七面鳥の話を思い出してください。「ないことの証拠」と「証拠がないこと」は違います。「ないことの証拠」を考えると次のようにアップサイドがある場合は過小評価され、ダウンサイドがある場合は逆に過大評価されます。

いいアップサイドのオプション(「反脆い」)の場合、アップサイドは稀少なので、「よいニュースがない状態」です。そうすると平均値は実際より下がり、過小評価してしまいます。
一方、ダウンサイドのリスクを抱える「脆い」場合は、「悪いニュースが過去のデータに見当たらない」という状態なので、サンプルの平均を取ると実際より過大評価してしまうのです。

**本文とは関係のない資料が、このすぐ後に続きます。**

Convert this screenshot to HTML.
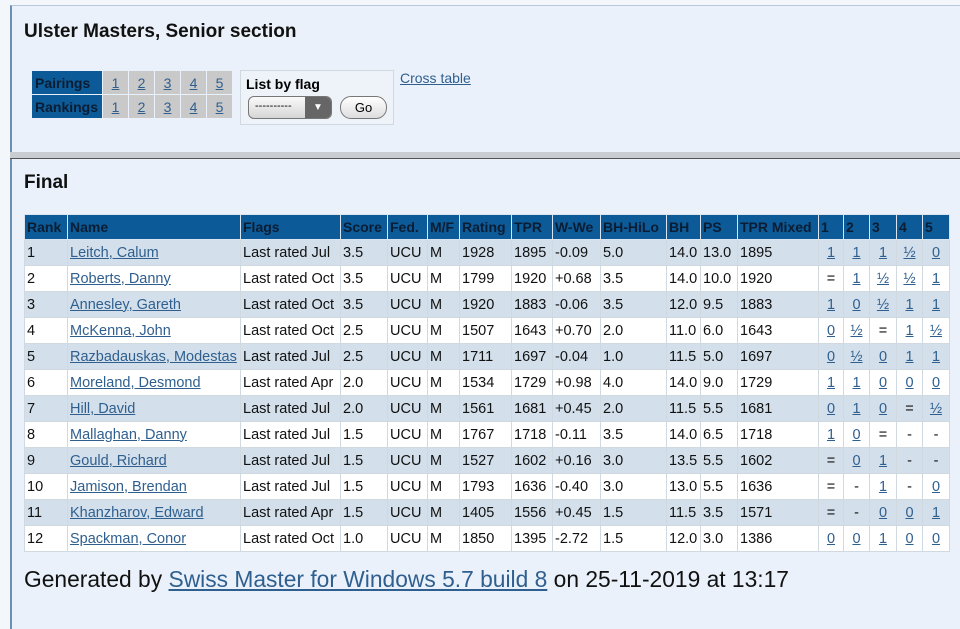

これをよく理解すれば、アップサイドのオプションが過小評価される傾向なので、それを上手く利用すべきなの必要です。

4.アップサイドオプションを集める

企業経営においては、まずダウンサイドの可能性(オプション)を探し出して、それを潰すか、影響を少なくするべきです。更に大事なことは、大小関係なく非対称性のアップサイドのオプションを集めまくることです。

このようなオプションの考え方をする事で、確実に「反脆さ」を身につけ、ブラックスワンに対しての抵抗力を上げることが出来ます。

また、不確実性を味方にしたアップサイドのオプションは、ブラックスワンによって逆な大きな利益を生むことだってあり得るわけです。